Tyldum, working to Graham Moore’s screenplay, tells Turing’s wartime and post-war exploits by jumping between three different periods of his life: his wartime work in Hut 8 at the codebreaking nerve centre Bletchley Park along with a team of fellow linguists and mathematicians; his painful childhood experiences in boarding school where his first feelings of homosexual desire emerge for his schoolmate Christopher; and the cascade of events that led to Turing’s discovery as a gay man in 1951 when this was a criminal offence. These periods are recreated in lush detail thanks to production design from Maria Djurkovic (Tinker Tailor Soldier Spy), with locations including the Bletchley Park code-breaking centre itself. The star prop is the Enigma-cracking machine, a mass of moving, clunking cogs surround by a forest of red wires that looks like the world’s biggest phone relay.
These three periods also serve as a means of establishing an allegory-laden, thematic through line for Turing. As a child we see him learn the art of concealing his true feelings through a discovery of cryptography, which becomes his and Christopher’s shared secret. As an adul Turing’s genius combined with his tight self-control has led to him becoming an arrogant, aloof and socially useless mathematician who almost gets himself thrown out of his interview with his commanding officer Denniston (a scenery-chewing Charles Dance) as he seeks to join the Bletchley Park team during the war’s early years. Only by opening himself up to human contact: as personified by fellow analyst Joan Clark (a sprightly Keira Knightley) and his team - which is led by the caddish Hugh Alexander (an underused Matthew Goode) - can Turing really crack the “unbreakable” German code.
The gigantic code-breaking machine which Turing proceeds to build, at great expense and to the frustration of his superiors, comes to symbolise not only his unrequited desire for his friend Christopher (this film version of Turing names it ‘Christopher’) but also his attempt to escape from the torment being trapped in this repressed life and body has caused him via a machine that can think, but not judge. Post-war, Turing is finally confronted with the destruction of the careful shield, the “imitation game” of life, he has constructed for himself, and stands revealed as a man.
There is a lot of interesting material here for a filmmaker to play with, and plenty of opportunity to make compelling comparisons and contrasts between Turing’s expertise with cryptography and machines and his utter inability to fully grasp the codes of regular people's lives. But although Tyldum and Moore have the always-compelling and energetic Cumberbatch on screen at almost every moment, and manage to keep the tension up via visual and dialogue reminders that the code breakers’s failure means more lost lives (at one point Mark Strong’s shady MI6 character points out that simply having a chat about Enigma has meant three lives lost), too much of the execution feels ham-fisted, generic and artificial.

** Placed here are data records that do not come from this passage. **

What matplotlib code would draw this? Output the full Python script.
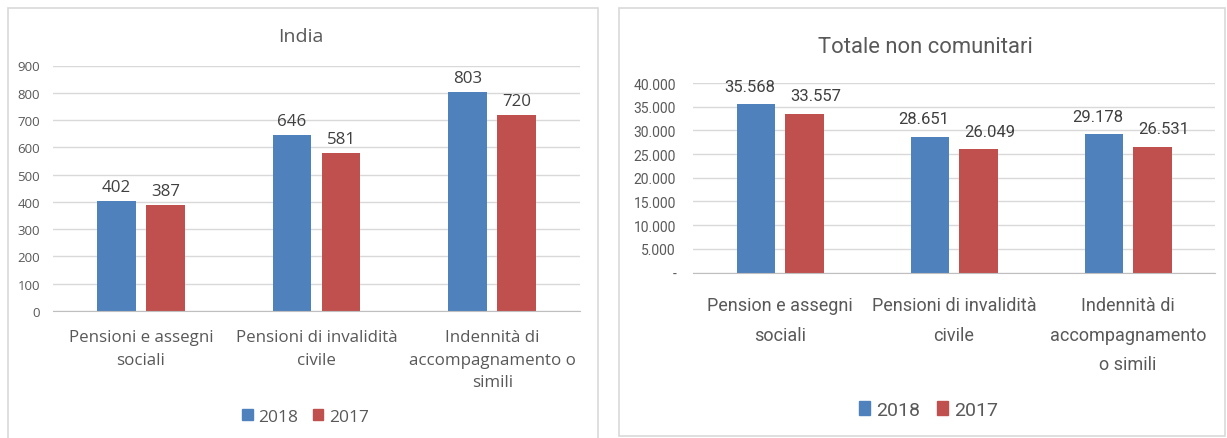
import matplotlib
matplotlib.use('Agg')

import numpy as np
import matplotlib.pyplot as plt
from matplotlib.patches import Rectangle, Patch
from matplotlib.ticker import FuncFormatter
from matplotlib.transforms import blended_transform_factory

categories_india = ['Pensioni e assegni\nsociali',
                    'Pensioni di invalidità\ncivile',
                    'Indennità di\naccompagnamento o\nsimili']
india_2018 = [402, 646, 803]
india_2017 = [387, 581, 720]

categories_tot = ['Pension e assegni\nsociali',
                  'Pensioni di invalidità\ncivile',
                  'Indennità di\naccompagnamento\no simili']
tot_2018 = [35568, 28651, 29178]
tot_2017 = [33557, 26049, 26531]

years = ['2018', '2017']

BLUE = '#4F81BD'
RED = '#C0504D'
GRID = '#D9D9D9'
TEXT = '#595959'
LABEL = '#404040'
BORDER = '#D9D9D9'

FONT_L = ['Open Sans', 'DejaVu Sans']
FONT_R = ['Roboto', 'DejaVu Sans']

W, H = 1227, 439


def fx(px):
    return px / W


def fy(py):
    return 1 - py / H


def plain_fmt(v, pos=None):
    return f'{int(round(v))}'


def it_fmt(v, pos=None):
    if v == 0:
        return '-'
    return f'{int(round(v)):,}'.replace(',', '.')


def draw_panel(fig, ax, cats, s18, s17, ymax, step, fmt, fam, st):
    x = np.arange(len(cats))
    w = 0.22
    b1 = ax.bar(x - 0.14, s18, w, color=BLUE, zorder=2)
    b2 = ax.bar(x + 0.14, s17, w, color=RED, zorder=2)
    for bars, vals, dx in ((b1, s18, st['dx18']), (b2, s17, st['dx17'])):
        for r, v in zip(bars, vals):
            ax.annotate(fmt(v), (r.get_x() + r.get_width() / 2, v),
                        xytext=(dx, st['dy']), textcoords='offset points',
                        ha='center', va='baseline', fontsize=st['lab_fs'],
                        color=LABEL, family=fam)
    ax.set_xlim(-0.5, len(cats) - 0.5)
    ax.set_ylim(0, ymax)
    ax.set_yticks(np.arange(0, ymax + 1, step))
    ax.yaxis.set_major_formatter(FuncFormatter(fmt))
    ax.set_xticks(x)
    ax.set_xticklabels([])
    for t in ax.get_yticklabels():
        t.set_fontsize(st['tick_fs'])
        t.set_color(TEXT)
        t.set_family(fam)
    ax.tick_params(length=0)
    ax.tick_params(axis='y', pad=st['ypad'])
    ax.grid(axis='y', color=GRID, lw=1, zorder=0)
    for s in ['top', 'right', 'left']:
        ax.spines[s].set_visible(False)
    ax.spines['bottom'].set_color('#BFBFBF')
    ax.set_facecolor('none')

    # category labels, top edge placed in figure pixels
    tr = blended_transform_factory(ax.transData, fig.transFigure)
    for xi, c in zip(x, cats):
        ax.text(xi, fy(st['cat_top']), c, transform=tr, ha='center',
                va='top', fontsize=st['cat_fs'], color=TEXT,
                family=fam, linespacing=st['ls'], multialignment='center')


fig = plt.figure(figsize=(W / 100, H / 100), dpi=100)

# panel frames
fig.patches.append(Rectangle((fx(8), fy(445)), fx(590), fy(9) - fy(445),
                             transform=fig.transFigure, fill=False,
                             edgecolor=BORDER, lw=1.2))
fig.patches.append(Rectangle((fx(619), fy(437)), fx(606), fy(9) - fy(437),
                             transform=fig.transFigure, fill=False,
                             edgecolor=BORDER, lw=1.2))

ax1 = fig.add_axes([fx(53), fy(312), fx(527), 245.5 / H])
draw_panel(fig, ax1, categories_india, india_2018, india_2017, 900, 100,
           plain_fmt, FONT_L,
           dict(tick_fs=9.5, lab_fs=12.2, cat_fs=12.2, ls=1.56, dy=7.2,
                dx18=0, dx17=0, ypad=9.4, cat_top=330))
fig.text(fx(300.5), fy(42), 'India', ha='center', va='baseline',
         fontsize=14, color=TEXT, family=FONT_L)

ax2 = fig.add_axes([fx(693), fy(273.5), fx(522), 189.5 / H])
draw_panel(fig, ax2, categories_tot, tot_2018, tot_2017, 40000, 5000,
           it_fmt, FONT_R,
           dict(tick_fs=10, lab_fs=12, cat_fs=13, ls=1.83, dy=9.7,
                dx18=-4, dx17=8, ypad=12.2, cat_top=297))
fig.text(fx(925), fy(53), 'Totale non comunitari', ha='center',
         va='baseline', fontsize=15.8, color=TEXT, family=FONT_R)

handles = [Patch(color=BLUE), Patch(color=RED)]
fig.legend(handles, years, loc='center', bbox_to_anchor=(fx(305.5), fy(418)),
           ncol=2, frameon=False, handlelength=0.6, handleheight=0.6,
           handletextpad=0.35, columnspacing=0.8,
           prop={'family': FONT_L, 'size': 12.5}, labelcolor=TEXT)
fig.legend(handles, years, loc='center', bbox_to_anchor=(fx(928.5), fy(411)),
           ncol=2, frameon=False, handlelength=0.55, handleheight=0.7,
           handletextpad=0.3, columnspacing=0.9,
           prop={'family': FONT_R, 'size': 14}, labelcolor=TEXT)

fig.savefig('out.png', dpi=100, facecolor='white')
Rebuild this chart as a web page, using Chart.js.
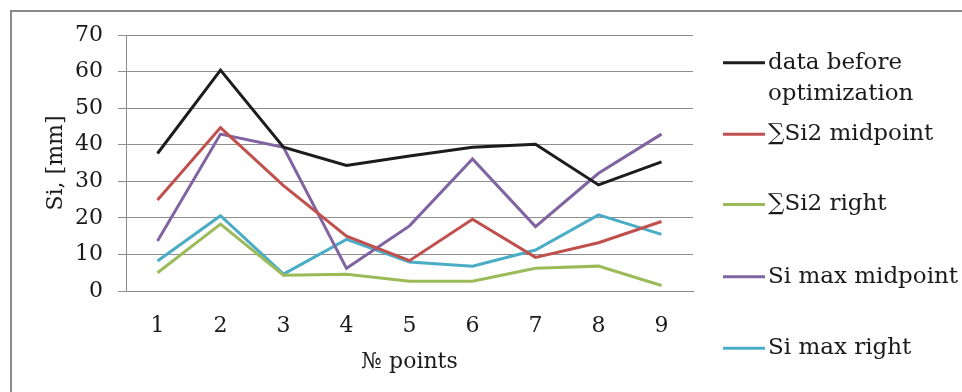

I admit to not knowing the full story behind Turing’s exploits, but scenes such as that when Turing has a “Eureka” moment in a pub after finally catching a snippet of sexually-charged conversation, smack of contrivance. Likewise, the allegories within the script are so clearly signposted, it feels as though the characters are holding up cue cards at certain points. Is it really necessary to show an audience a repressed Turing at school actually being handed a cryptography book by Christopher, only to then see him question as to why all conversation isn't just a form of code for hiding true feelings? Likewise, when Keira Knightley’s character is mistaken repeatedly for a secretary at her crossword quiz entry exam at Bletchley Park (is this really how they were recruited?), it is hard not to feel, as she impertinently demands to be let through, that this is the diversity message being rammed home.
It is not that the intentions of the filmmakers are not noble, they simply feel the need to keep showing us the mechanics of it all. This is one of those films where, in case we forgot we were in the Secon World War, the filmmakers lace in umpteen segments of newsreel footage and contemporary radio broadcasts to get us up to date on the progress of the war. Why couldn't we just establish this from the dialogue of the codebreaker team?
I would have preferred the focus to shift more onto the actually gritty mechanics of code breaking, but though the film has some interesting detail of the particular challenges to entertain us with (the team for example only have 24 hours in between German code changes to crack the code, fail and they have to entirely start again), we don't really get a detailed breakdown of how the Enigma decryption machine worked and the specific challenges in building it. Perhaps this was just too complicated to explain to a lay audience. But recent films such as The Social Network and Moneyball are movies that are far more successful at explaining, in an engrossing and illuminating way, their own technically complex computer systems and “geniuses” at the heart of their plots. Those films also used their supporting casts better.
It is right that Turing be honoured for the work he did, but this is no more than a competent, old-fashioned effort at doing so.